Zipfluence

SaaSonomics: Is the SaaS Business Model sustainable?

Summer 2015

Back in 2010 we created a "quick and dirty" real world model to help us understand the relative efficiency of the SaaS Business Model vs. traditional sales models.

The model explained the key difference between SaaS and the other traditional sales models is when you buy COTS the cost of goods (including the costs associated with customer acquisition) are paid in full on delivery. With the SaaS model these costs are annualized as part of the Customer Lifetime Value calculation.

Each new product sale via the COTS model brings in new revenue to fund growth and R&D. Meanwhile, by annualizing the cost of customer acquisition, each new SaaS customer actually increases the SaaS providers cost of doing business. Breakeven becomes a question of years rather than months. So rather than providing a "low cost of entry" for a new generation of disruptive software developers SaaS requires deep pockets to fund growth. The reason being, as with all networked business models, discovery across the network is the most expensive part of the equation.

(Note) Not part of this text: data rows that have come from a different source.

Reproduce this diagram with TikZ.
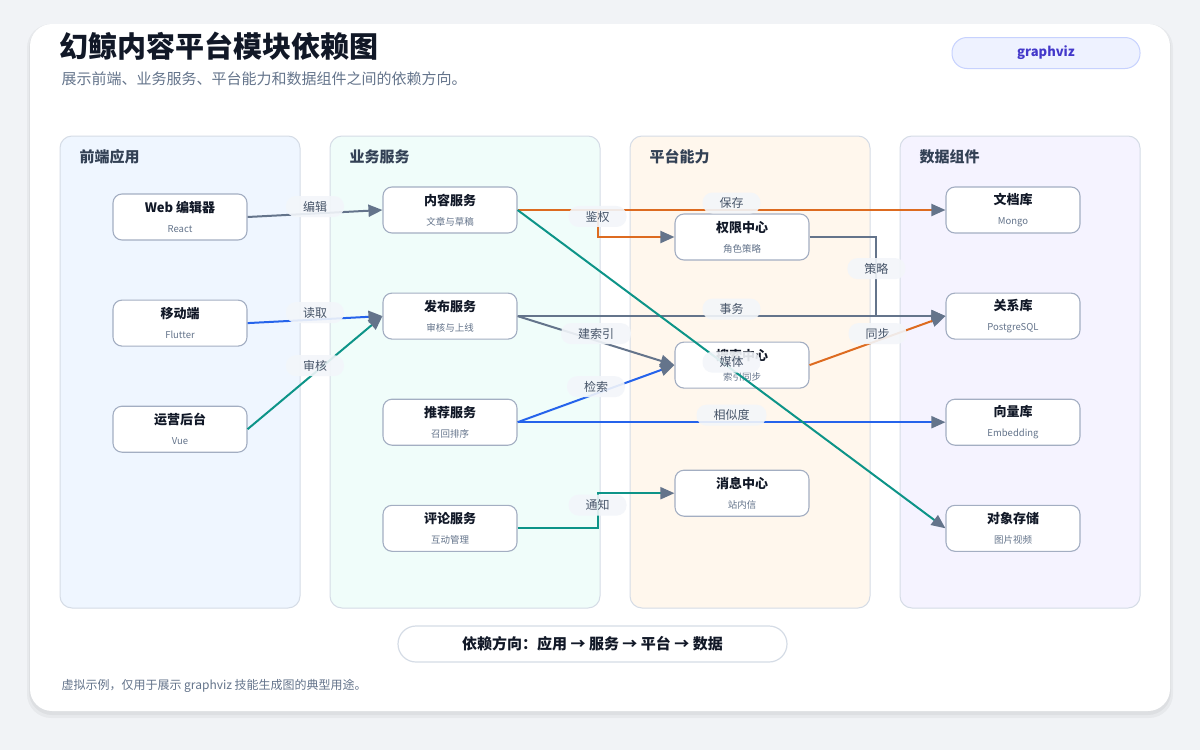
\documentclass[tikz,border=0pt]{standalone}
\usepackage{fontspec}
\setmainfont{Noto Sans CJK SC}
\usetikzlibrary{arrows.meta,
                chains,
                positioning}

\definecolor{pagebg}{HTML}{F1F3F6}
\definecolor{ink}{HTML}{111827}
\definecolor{lanetext}{HTML}{334155}
\definecolor{subgray}{HTML}{64748B}
\definecolor{boxline}{HTML}{A3AEC2}
\definecolor{laneline}{HTML}{D5DCE6}
\definecolor{laneblue}{HTML}{EFF6FF}
\definecolor{laneteal}{HTML}{F0FDFA}
\definecolor{laneorange}{HTML}{FFF7ED}
\definecolor{lanepurple}{HTML}{F5F3FF}
\definecolor{edgegray}{HTML}{64748B}
\definecolor{edgeblue}{HTML}{2563EB}
\definecolor{edgeteal}{HTML}{0D9488}
\definecolor{edgeorange}{HTML}{DD6B20}
\definecolor{tagbg}{HTML}{F3F6FA}
\definecolor{tagtext}{HTML}{475569}
\definecolor{pillbg}{HTML}{EEF2FF}
\definecolor{pillline}{HTML}{C7D2FE}
\definecolor{pilltext}{HTML}{4338CA}

\newcommand\subline[1]{{\fontsize{9.5}{12}\selectfont\mdseries\color{subgray}#1}}

\begin{document}
\begin{tikzpicture}[
x=1pt, y=-1pt,
node distance = 59pt,
   box/.style = {rectangle, rounded corners=9pt, draw=boxline, line width=1.1pt,
                 fill=white, minimum width=134pt, minimum height=46pt,
                 align=center, text=ink,
                 font=\fontsize{13}{17}\selectfont\bfseries,
                 on chain},
  lane/.style = {rounded corners=12pt, draw=laneline, line width=1pt},
 lanet/.style = {anchor=west, text=lanetext, font=\fontsize{15}{15}\selectfont\bfseries},
   tag/.style = {fill=tagbg, fill opacity=0.9, text opacity=1, rounded corners=10pt,
                 inner xsep=17pt, inner ysep=2pt, minimum height=21pt,
                 text=tagtext, font=\fontsize{12}{12}\selectfont},
 tagup/.style = {tag, yshift=7pt},
  link/.style = {line width=2pt,
                 -{Triangle[length=14pt, width=12pt, color=edgegray]}},
                        ]
% page and card
\fill[pagebg] (0,0) rectangle (1200,750);
\useasboundingbox (0,0) rectangle (1200,750);
\fill[black, opacity=0.04, rounded corners=24pt] (27,24) rectangle (1173,718);
\fill[black, opacity=0.04, rounded corners=23pt] (29,25) rectangle (1171,715);
\fill[white, rounded corners=22pt] (30,24) rectangle (1170,711);

% headings
\node[anchor=west, text=ink, font=\fontsize{29}{29}\selectfont\bfseries]
    (title) at (56,46) {幻鲸内容平台模块依赖图};
\node[anchor=west, text=subgray, font=\fontsize{15}{15}\selectfont]
    (subtitle) at (58,79) {展示前端、业务服务、平台能力和数据组件之间的依赖方向。};
\node[draw=pillline, line width=1pt, fill=pillbg, rounded corners=15pt,
      minimum width=188pt, minimum height=31pt, text=pilltext,
      font=\fontsize{13}{13}\selectfont\bfseries]
    (tool) at (1046,53) {graphviz};

% lanes
\draw[lane, fill=laneblue]   ( 60,136) rectangle ( 300,608);
\draw[lane, fill=laneteal]   (330,136) rectangle ( 600,608);
\draw[lane, fill=laneorange] (630,136) rectangle ( 870,608);
\draw[lane, fill=lanepurple] (900,136) rectangle (1140,608);
\node[lanet] (L1) at ( 76,157) {前端应用};
\node[lanet] (L2) at (346,157) {业务服务};
\node[lanet] (L3) at (646,157) {平台能力};
\node[lanet] (L4) at (916,157) {数据组件};

% modules
    \begin{scope}[start chain=F going below]
\node[box] at (180,217) {Web 编辑器\\[3pt] \subline{React}};      % F-1
\node[box] {移动端\\[3pt] \subline{Flutter}};
\node[box] {运营后台\\[3pt] \subline{Vue}};                      % F-3
    \end{scope}
    \begin{scope}[start chain=S going below]
\node[box] at (450,210) {内容服务\\[3pt] \subline{文章与草稿}};     % S-1
\node[box] {发布服务\\[3pt] \subline{审核与上线}};
\node[box] {推荐服务\\[3pt] \subline{召回排序}};
\node[box] {评论服务\\[3pt] \subline{互动管理}};                  % S-4
    \end{scope}
    \begin{scope}[start chain=P going below, node distance=81pt]
\node[box] at (742,237) {权限中心\\[3pt] \subline{角色策略}};      % P-1
\node[box] {搜索中心\\[3pt] \subline{索引同步}};
\node[box] {消息中心\\[3pt] \subline{站内信}};                    % P-3
    \end{scope}
    \begin{scope}[start chain=D going below]
\node[box] at (1013,210) {文档库\\[3pt] \subline{Mongo}};        % D-1
\node[box] {关系库\\[3pt] \subline{PostgreSQL}};
\node[box] {向量库\\[3pt] \subline{Embedding}};
\node[box] {对象存储\\[3pt] \subline{图片视频}};                  % D-4
    \end{scope}

% dependencies
\draw[link, edgegray]   (F-1.east) -- node[tagup] {编辑} (S-1.west);
\draw[link, edgeblue]   (F-2.east) -- node[tagup] {读取} (S-2.west);
\draw[link, edgeteal]   (F-3.east) -- node[tagup] {审核} (S-2.west);
\draw[link, edgeorange] (S-1.east) -- node[tagup] {保存} (D-1.west);
\draw[link, edgeorange] (S-1.east) -- ++(80,0) |- node[tag, pos=0.12] {鉴权} (P-1.west);
\draw[link, edgegray]   (S-2.east) -- node[tagup] {事务} (D-2.west);
\draw[link, edgegray]   (S-2.east) -- node[tagup] {建索引} (P-2.west);
\draw[link, edgeblue]   (S-3.east) -- node[tagup] {检索} (P-2.west);
\draw[link, edgeblue]   (S-3.east) -- node[tagup] {相似度} (D-3.west);
\draw[link, edgeteal]   (S-4.east) -- ++(80,0) |- node[tag, pos=0.33] {通知} (P-3.west);
\draw[link, edgegray]   (P-1.east) -| node[tag, pos=0.7] {策略} ([xshift=-69pt]D-2.west)
                                   -- (D-2.west);
\draw[link, edgeorange] (P-2.east) -- node[tagup] {同步} (D-2.west);
\draw[link, edgeteal]   (S-1.east) -- node[tagup] {媒体} (D-4.west);

% footer
\node[draw=laneline, line width=1.2pt, fill=white, rounded corners=18pt,
      minimum width=389pt, minimum height=36pt, text=ink,
      font=\fontsize{15}{15}\selectfont\bfseries]
    (legend) at (592.5,644) {依赖方向：应用 → 服务 → 平台 → 数据};
\node[anchor=west, text=subgray, font=\fontsize{12}{12}\selectfont]
    (note) at (58,686) {虚拟示例，仅用于展示 graphviz 技能生成图的典型用途。};
    \end{tikzpicture}
\end{document}
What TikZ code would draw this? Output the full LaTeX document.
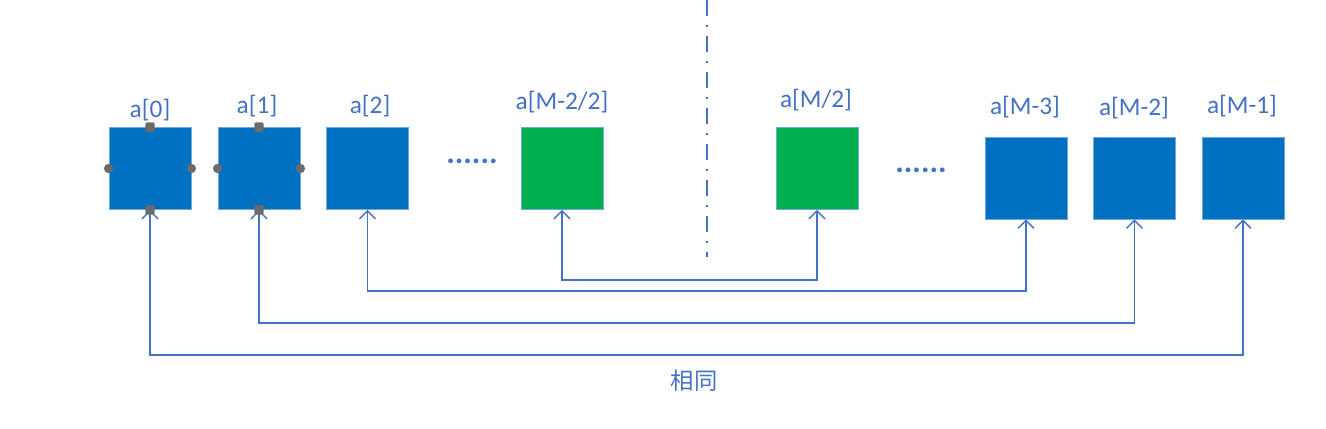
\documentclass[tikz,border=0pt]{standalone}
\usepackage{fontspec}
\setmainfont{Carlito}
\newfontfamily\cjk{Noto Sans CJK SC}
\usetikzlibrary{arrows.meta}
\definecolor{cellblue}{HTML}{0070C0}
\definecolor{cellgreen}{HTML}{00B050}
\definecolor{cellline}{HTML}{6FA8DC}
\definecolor{lineblue}{HTML}{4472C4}
\definecolor{gripgrey}{HTML}{6B6B6B}
\tikzset{
  cell/.style={draw=cellline,fill=cellblue,line width=0.6pt,minimum size=61.5pt,inner sep=0pt},
  midcell/.style={cell,fill=cellgreen},
  lbl/.style={text=lineblue,font=\fontsize{19}{21}\selectfont},
  gap/.style={text=lineblue,font=\bfseries\fontsize{24}{26}\selectfont,inner sep=0pt},
  link/.style={draw=lineblue,line width=1.1pt,{Straight Barb[length=6pt,width=12pt]}-{Straight Barb[length=6pt,width=12pt]}},
  gripsq/.style={fill=gripgrey,minimum size=7pt,inner sep=0pt,rounded corners=1pt},
  gripdot/.style={circle,fill=gripgrey,minimum size=7pt,inner sep=0pt}
}
\begin{document}
\begin{tikzpicture}[x=0.75pt,y=-0.75pt]
  \useasboundingbox (0,0) rectangle (1326,428);
  \draw[lineblue,line width=1.1pt,dash pattern=on 12pt off 7pt on 1pt off 7pt] (707,0) -- (707,257);

  \node[cell] (a0) at (150,168.5) {};
  \node[cell] (a1) at (259,168.5) {};
  \node[cell] (a2) at (367.5,168.5) {};
  \node[midcell] (ml) at (562,168.5) {};
  \node[midcell] (mr) at (817,168.5) {};
  \node[cell] (r3) at (1026,178) {};
  \node[cell] (r2) at (1134.5,178) {};
  \node[cell] (r1) at (1243,178) {};

  \node[lbl] (t0) at (150,110) {a[0]};
  \node[lbl] (t1) at (257,106) {a[1]};
  \node[lbl] (t2) at (370,106) {a[2]};
  \node[lbl] (tl) at (562,102) {a[M-2/2]};
  \node[lbl] (tr) at (816,100) {a[M/2]};
  \node[lbl] (t3) at (1025,107) {a[M-3]};
  \node[lbl] (t4) at (1134,108) {a[M-2]};
  \node[lbl] (t5) at (1242,106) {a[M-1]};

  \node[gap] (g1) at (472,161) {......};
  \node[gap] (g2) at (921,170) {......};

  \draw[link] (ml.south) -- (ml.south |- 0,280) -| (mr.south);
  \draw[link] (a2.south) -- (a2.south |- 0,291) -| (r3.south);
  \draw[link] (a1.south) -- (a1.south |- 0,323) -| (r2.south);
  \draw[link] (a0.south) -- (a0.south |- 0,355) -| (r1.south);

  \foreach \c in {a0,a1} {
    \node[gripsq] at (\c.north) {};
    \node[gripsq] at (\c.south) {};
    \node[gripdot] at (\c.west) {};
    \node[gripdot] at (\c.east) {};
  }

  \node[text=lineblue,font=\cjk\fontsize{17.5}{20}\selectfont] (same) at (694,381) {相同};
\end{tikzpicture}
\end{document}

The complete analysis can be found here

Validating the theoretical model for SaaS growth was easy. If you map the model against the first 10 years of operations of Salesforce.com you will find a strong correlation between the actual and predicted outcome.

There was however another dimension to the theoretical model that was explored in a post examining the Evernote Business Model. That dimension being the business of SaaS, and software products in general, is not just one of attack but also sustain and decay.

The inherent risk of the SaaS business model is, if growth takes too long to achieve then, by the time the model brakes even with the COTS Model, it will already be in decay.

Back in 2010 the model suggested that Salesforce had taken too long to scale and this tipping point wasn't very far away.

The question today is, some 5 years on, what does the data reveal about the accuracy of the model as a predictive model for sustain and decay?

At the moment the model is holding up pretty well. Salesforce appears to have peaked at the very moment the model broke even on annualizing its total cost of doing business with its customers. Competitive pressures are now squeezing the cost of growth (i.e. COCA & Return on COCA) and therefore the medium to long term sustainability of the model.

The next question is will Salesforce see off this next wave of disruptors and bounce back from this position, will it pivot into a new model/product offering, will it inject new funds into the model, will it simply fall into a period of decay, or will it follow the path of the lead incubment (e.g. Micrsoft/Google) and simply acquire the next wave of competition?

Come back in 5 years time and we'll have some visibility on that answer and, of course, the validity of the model as a predictive indicator of total lifetime value of the SaaS business model.